> _The request_
Below is some material; set it all down exactly, apart from the pictures.

> _Collected data_

[START]

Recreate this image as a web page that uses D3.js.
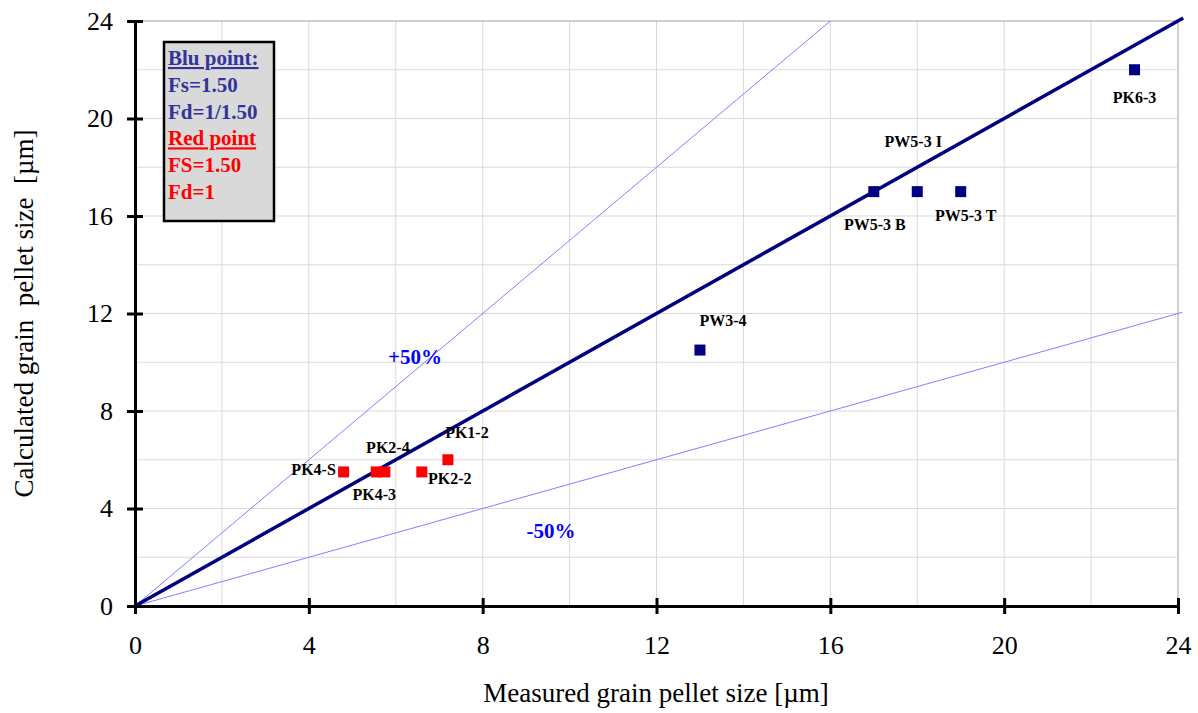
<!DOCTYPE html>
<html><head><meta charset="utf-8">
<script src="https://cdn.jsdelivr.net/npm/d3@7"></script>
<style>body{margin:0;background:#fff}</style>
</head><body>
<svg id="c" width="1198" height="713"></svg>
<script>
const xTicks = [0, 4, 8, 12, 16, 20, 24];
const yTicks = [0, 4, 8, 12, 16, 20, 24];
const blueNames = ["PK6-3", "PW5-3 B", "PW5-3 I", "PW5-3 T", "PW3-4"];
const blueMeasured = [23, 17, 18, 19, 13];
const blueCalculated = [22, 17, 17, 17, 10.5];
const redNames = ["PK4-S", "PK4-3", "PK2-4", "PK2-2", "PK1-2"];
const redMeasured = [4.8, 5.55, 5.75, 6.6, 7.2];
const redCalculated = [5.5, 5.5, 5.5, 5.5, 6.0];
const legendLines = ["Blu point:", "Fs=1.50", "Fd=1/1.50", "Red point", "FS=1.50", "Fd=1"];
// label offsets in pixels (dx, dy) relative to marker
const blueLabelOffsets = [[0, 28], [1, 33], [-4, -50], [5, 24], [23, -30]];
const redLabelOffsets = [[-30, -2], [-2, 23], [3, -24], [28, 7], [19, -27]];

const W = 1198, H = 713;
const m = {left: 135, right: 1178, top: 21, bottom: 606};
const x = d3.scaleLinear().domain([0, 24]).range([m.left, m.right]);
const y = d3.scaleLinear().domain([0, 24]).range([m.bottom, m.top]);
const svg = d3.select("#c");
const serif = "'Liberation Serif','Times New Roman',serif";

// gridlines
const grid = d3.range(2, 25, 2);
svg.append("g").selectAll("line").data(grid).join("line")
  .attr("x1", d => x(d)).attr("x2", d => x(d)).attr("y1", m.top).attr("y2", m.bottom)
  .attr("stroke", d => d === 24 ? "#a0a0a0" : "#d9d9d9").attr("stroke-width", 1);
svg.append("g").selectAll("line").data(grid).join("line")
  .attr("y1", d => y(d)).attr("y2", d => y(d)).attr("x1", m.left).attr("x2", m.right)
  .attr("stroke", d => d === 24 ? "#a0a0a0" : "#d9d9d9").attr("stroke-width", 1);

// reference lines
const thin = [[1.5, 16], [0.5, 24.1]];
thin.forEach(([k, xm]) => {
  svg.append("line").attr("x1", x(0)).attr("y1", y(0)).attr("x2", x(xm)).attr("y2", y(k * xm))
    .attr("stroke", "#8080ff").attr("stroke-width", 1);
});
svg.append("line").attr("x1", x(0)).attr("y1", y(0)).attr("x2", x(24.12)).attr("y2", y(24.12))
  .attr("stroke", "#000080").attr("stroke-width", 3.5);

// axes
const xAxis = d3.axisBottom(x).tickValues(xTicks).tickSizeInner(8).tickSizeOuter(0).tickPadding(22).tickFormat(d3.format("d"));
const gx = svg.append("g").attr("transform", `translate(0,${m.bottom})`).call(xAxis);
gx.select(".domain").attr("stroke", "#000").attr("stroke-width", 3);
gx.selectAll(".tick line").attr("stroke", "#000").attr("stroke-width", 3).attr("y1", -8);
gx.selectAll(".tick text").attr("font-family", serif).attr("font-size", 26).attr("fill", "#000");

const yAxis = d3.axisLeft(y).tickValues(yTicks).tickSizeInner(8).tickSizeOuter(0).tickPadding(14).tickFormat(d3.format("d"));
const gy = svg.append("g").attr("transform", `translate(${m.left},0)`).call(yAxis);
gy.select(".domain").attr("stroke", "#000").attr("stroke-width", 3);
gy.selectAll(".tick line").attr("stroke", "#000").attr("stroke-width", 3).attr("x1", 8);
gy.selectAll(".tick text").attr("font-family", serif).attr("font-size", 26).attr("fill", "#000");

// axis titles
svg.append("text").attr("x", 656).attr("y", 702).attr("text-anchor", "middle")
  .attr("font-family", serif).attr("font-size", 27).text("Measured grain pellet size [µm]");
svg.append("text").attr("transform", `translate(33,${(m.top + m.bottom) / 2}) rotate(-90)`)
  .attr("text-anchor", "middle").attr("font-family", serif).attr("font-size", 27)
  .attr("xml:space", "preserve").style("white-space", "pre")
  .text("Calculated grain  pellet size  [µm]");

// +/- 50% labels
svg.append("text").attr("x", 415).attr("y", 364).attr("text-anchor", "middle").attr("font-family", serif)
  .attr("font-size", 21).attr("font-weight", "bold").attr("fill", "#0000ff").text("+50%");
svg.append("text").attr("x", 551).attr("y", 538).attr("text-anchor", "middle").attr("font-family", serif)
  .attr("font-size", 21).attr("font-weight", "bold").attr("fill", "#0000ff").text("-50%");

// points
const blue = blueNames.map((n, i) => ({n, x: blueMeasured[i], y: blueCalculated[i], o: blueLabelOffsets[i]}));
const red = redNames.map((n, i) => ({n, x: redMeasured[i], y: redCalculated[i], o: redLabelOffsets[i]}));
const sz = 11;
[[blue, "#000080"], [red, "#ff0000"]].forEach(([data, col]) => {
  svg.append("g").selectAll("rect").data(data).join("rect")
    .attr("x", d => x(d.x) - sz / 2).attr("y", d => y(d.y) - sz / 2)
    .attr("width", sz).attr("height", sz).attr("fill", col);
  svg.append("g").selectAll("text").data(data).join("text")
    .attr("x", d => x(d.x) + d.o[0]).attr("y", d => y(d.y) + d.o[1] + 5.5)
    .attr("text-anchor", "middle").attr("font-family", serif).attr("font-size", 16)
    .attr("font-weight", "bold").attr("fill", "#000").text(d => d.n);
});

// legend box
svg.append("rect").attr("x", 164).attr("y", 42).attr("width", 110).attr("height", 179)
  .attr("fill", "#d9d9d9").attr("stroke", "#000").attr("stroke-width", 2.5);
const lg = svg.append("g");
legendLines.forEach((t, i) => {
  const col = i < 3 ? "#333399" : "#ff0000";
  lg.append("text").attr("x", 168).attr("y", 65 + i * 26.8).attr("font-family", serif)
    .attr("font-size", 21).attr("font-weight", "bold").attr("fill", col)
    .attr("text-decoration", (i === 0 || i === 3) ? "underline" : null).text(t);
});
</script>
</body></html>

[END]

> _Solution to this task_
Recreate this image as a web page that uses D3.js.
<!DOCTYPE html>
<html><head><meta charset="utf-8">
<script src="https://cdn.jsdelivr.net/npm/d3@7"></script>
<style>body{margin:0;background:#fff}</style>
</head><body>
<svg id="c" width="1198" height="713"></svg>
<script>
const xTicks = [0, 4, 8, 12, 16, 20, 24];
const yTicks = [0, 4, 8, 12, 16, 20, 24];
const blueNames = ["PK6-3", "PW5-3 B", "PW5-3 I", "PW5-3 T", "PW3-4"];
const blueMeasured = [23, 17, 18, 19, 13];
const blueCalculated = [22, 17, 17, 17, 10.5];
const redNames = ["PK4-S", "PK4-3", "PK2-4", "PK2-2", "PK1-2"];
const redMeasured = [4.8, 5.55, 5.75, 6.6, 7.2];
const redCalculated = [5.5, 5.5, 5.5, 5.5, 6.0];
const legendLines = ["Blu point:", "Fs=1.50", "Fd=1/1.50", "Red point", "FS=1.50", "Fd=1"];
// label offsets in pixels (dx, dy) relative to marker
const blueLabelOffsets = [[0, 28], [1, 33], [-4, -50], [5, 24], [23, -30]];
const redLabelOffsets = [[-30, -2], [-2, 23], [3, -24], [28, 7], [19, -27]];

const W = 1198, H = 713;
const m = {left: 135, right: 1178, top: 21, bottom: 606};
const x = d3.scaleLinear().domain([0, 24]).range([m.left, m.right]);
const y = d3.scaleLinear().domain([0, 24]).range([m.bottom, m.top]);
const svg = d3.select("#c");
const serif = "'Liberation Serif','Times New Roman',serif";

// gridlines
const grid = d3.range(2, 25, 2);
svg.append("g").selectAll("line").data(grid).join("line")
  .attr("x1", d => x(d)).attr("x2", d => x(d)).attr("y1", m.top).attr("y2", m.bottom)
  .attr("stroke", d => d === 24 ? "#a0a0a0" : "#d9d9d9").attr("stroke-width", 1);
svg.append("g").selectAll("line").data(grid).join("line")
  .attr("y1", d => y(d)).attr("y2", d => y(d)).attr("x1", m.left).attr("x2", m.right)
  .attr("stroke", d => d === 24 ? "#a0a0a0" : "#d9d9d9").attr("stroke-width", 1);

// reference lines
const thin = [[1.5, 16], [0.5, 24.1]];
thin.forEach(([k, xm]) => {
  svg.append("line").attr("x1", x(0)).attr("y1", y(0)).attr("x2", x(xm)).attr("y2", y(k * xm))
    .attr("stroke", "#8080ff").attr("stroke-width", 1);
});
svg.append("line").attr("x1", x(0)).attr("y1", y(0)).attr("x2", x(24.12)).attr("y2", y(24.12))
  .attr("stroke", "#000080").attr("stroke-width", 3.5);

// axes
const xAxis = d3.axisBottom(x).tickValues(xTicks).tickSizeInner(8).tickSizeOuter(0).tickPadding(22).tickFormat(d3.format("d"));
const gx = svg.append("g").attr("transform", `translate(0,${m.bottom})`).call(xAxis);
gx.select(".domain").attr("stroke", "#000").attr("stroke-width", 3);
gx.selectAll(".tick line").attr("stroke", "#000").attr("stroke-width", 3).attr("y1", -8);
gx.selectAll(".tick text").attr("font-family", serif).attr("font-size", 26).attr("fill", "#000");

const yAxis = d3.axisLeft(y).tickValues(yTicks).tickSizeInner(8).tickSizeOuter(0).tickPadding(14).tickFormat(d3.format("d"));
const gy = svg.append("g").attr("transform", `translate(${m.left},0)`).call(yAxis);
gy.select(".domain").attr("stroke", "#000").attr("stroke-width", 3);
gy.selectAll(".tick line").attr("stroke", "#000").attr("stroke-width", 3).attr("x1", 8);
gy.selectAll(".tick text").attr("font-family", serif).attr("font-size", 26).attr("fill", "#000");

// axis titles
svg.append("text").attr("x", 656).attr("y", 702).attr("text-anchor", "middle")
  .attr("font-family", serif).attr("font-size", 27).text("Measured grain pellet size [µm]");
svg.append("text").attr("transform", `translate(33,${(m.top + m.bottom) / 2}) rotate(-90)`)
  .attr("text-anchor", "middle").attr("font-family", serif).attr("font-size", 27)
  .attr("xml:space", "preserve").style("white-space", "pre")
  .text("Calculated grain  pellet size  [µm]");

// +/- 50% labels
svg.append("text").attr("x", 415).attr("y", 364).attr("text-anchor", "middle").attr("font-family", serif)
  .attr("font-size", 21).attr("font-weight", "bold").attr("fill", "#0000ff").text("+50%");
svg.append("text").attr("x", 551).attr("y", 538).attr("text-anchor", "middle").attr("font-family", serif)
  .attr("font-size", 21).attr("font-weight", "bold").attr("fill", "#0000ff").text("-50%");

// points
const blue = blueNames.map((n, i) => ({n, x: blueMeasured[i], y: blueCalculated[i], o: blueLabelOffsets[i]}));
const red = redNames.map((n, i) => ({n, x: redMeasured[i], y: redCalculated[i], o: redLabelOffsets[i]}));
const sz = 11;
[[blue, "#000080"], [red, "#ff0000"]].forEach(([data, col]) => {
  svg.append("g").selectAll("rect").data(data).join("rect")
    .attr("x", d => x(d.x) - sz / 2).attr("y", d => y(d.y) - sz / 2)
    .attr("width", sz).attr("height", sz).attr("fill", col);
  svg.append("g").selectAll("text").data(data).join("text")
    .attr("x", d => x(d.x) + d.o[0]).attr("y", d => y(d.y) + d.o[1] + 5.5)
    .attr("text-anchor", "middle").attr("font-family", serif).attr("font-size", 16)
    .attr("font-weight", "bold").attr("fill", "#000").text(d => d.n);
});

// legend box
svg.append("rect").attr("x", 164).attr("y", 42).attr("width", 110).attr("height", 179)
  .attr("fill", "#d9d9d9").attr("stroke", "#000").attr("stroke-width", 2.5);
const lg = svg.append("g");
legendLines.forEach((t, i) => {
  const col = i < 3 ? "#333399" : "#ff0000";
  lg.append("text").attr("x", 168).attr("y", 65 + i * 26.8).attr("font-family", serif)
    .attr("font-size", 21).attr("font-weight", "bold").attr("fill", col)
    .attr("text-decoration", (i === 0 || i === 3) ? "underline" : null).text(t);
});
</script>
</body></html>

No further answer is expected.